Help! There’s a Squirrel in My Attic!
Thanks in part to Walt Disney, people, especially kids, have come to view squirrels as cute little furry creatures with fluffy tails. In their natural habitat (the woods), squirrels can be quite entertaining to watch as they go about their daily activities which translate into cute little antics in human eyes. However, when they populate residential areas, they can cause significant property damage.
Below is a list of ways by which a squirrel family residing in or near your property can affect your home:
- In building their nest in your attic, squirrels will resort to chewing openings to facilitate easy movement in and out of your home. This means possible damage to your sidings, underneath the eaves, chimneys and vents.
- While nesting in your home, they can end up chewing cables, insulation, electrical cables and wires, thereby posing serious fire and electrical hazards to your home, endangering you, your family and property.

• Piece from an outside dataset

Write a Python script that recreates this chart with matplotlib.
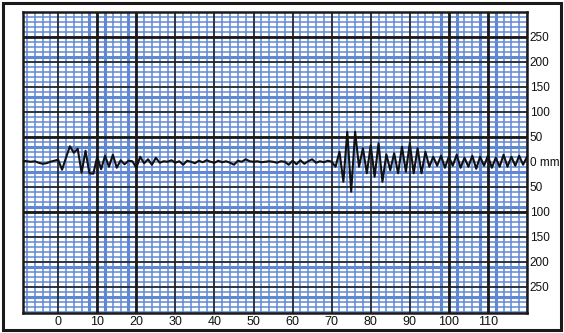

- Their tendency to run along cables and utility power lines can short out transformers leading to unexpected and unwanted power failure or interruption in your neighborhood.
- Their incessant gnawing can lead them to bite into beams which can potentially endanger the structural integrity of your roof as well as other parts of your house.
- In hunting for food, squirrels can wreak havoc on your garden and landscaping, chewing through bark, twigs and shrubbery, ruining fruits, nuts and grains ready for harvesting, and cutting short the life of newly planted bulbs and seeds/seedlings.
And although squirrels do not pose the same health risks posed by other rodents such as mice and rats, they can also transmit diseases such as rabies, leptospirosis and salmonella.
What can you do to protect your property from squirrels?
- If you have bird feeders that squirrels are particularly fond of (they can steal the seeds or bird feed), apply petroleum jelly to make climbing difficult, or install a wraparound squirrel baffle to beat them at their own game. Remember, squirrels can jump from heights of 11 feet and leap from below from 4-7 feet, so keep this in mind when you plan to outsmart them.
- Squirrel-proof your garden with the right materials, depth and height. You may even need to resort to electrifying part of your fence line to prevent the entry of more determined squirrels.
- Trim the branches off trees to keep your house out of squirrel jumping distance. Cover vents and chimneys with mesh screens from any wildlife forms (including squirrels) from using them as their entry/exit points. Request the electrical company to install plastic PVC pipe slit strips over the lines to counteract animal attempts at crossing them.
But yes, you can only do so much on your own.
So, if ever you’re plagued by a moment when all you want to do is scream: “Help, there’s a squirrel in my attic!” then it is high time to engage the pest control authorities.
They’ll know exactly what to do, and nip the problem in the bud for good, too.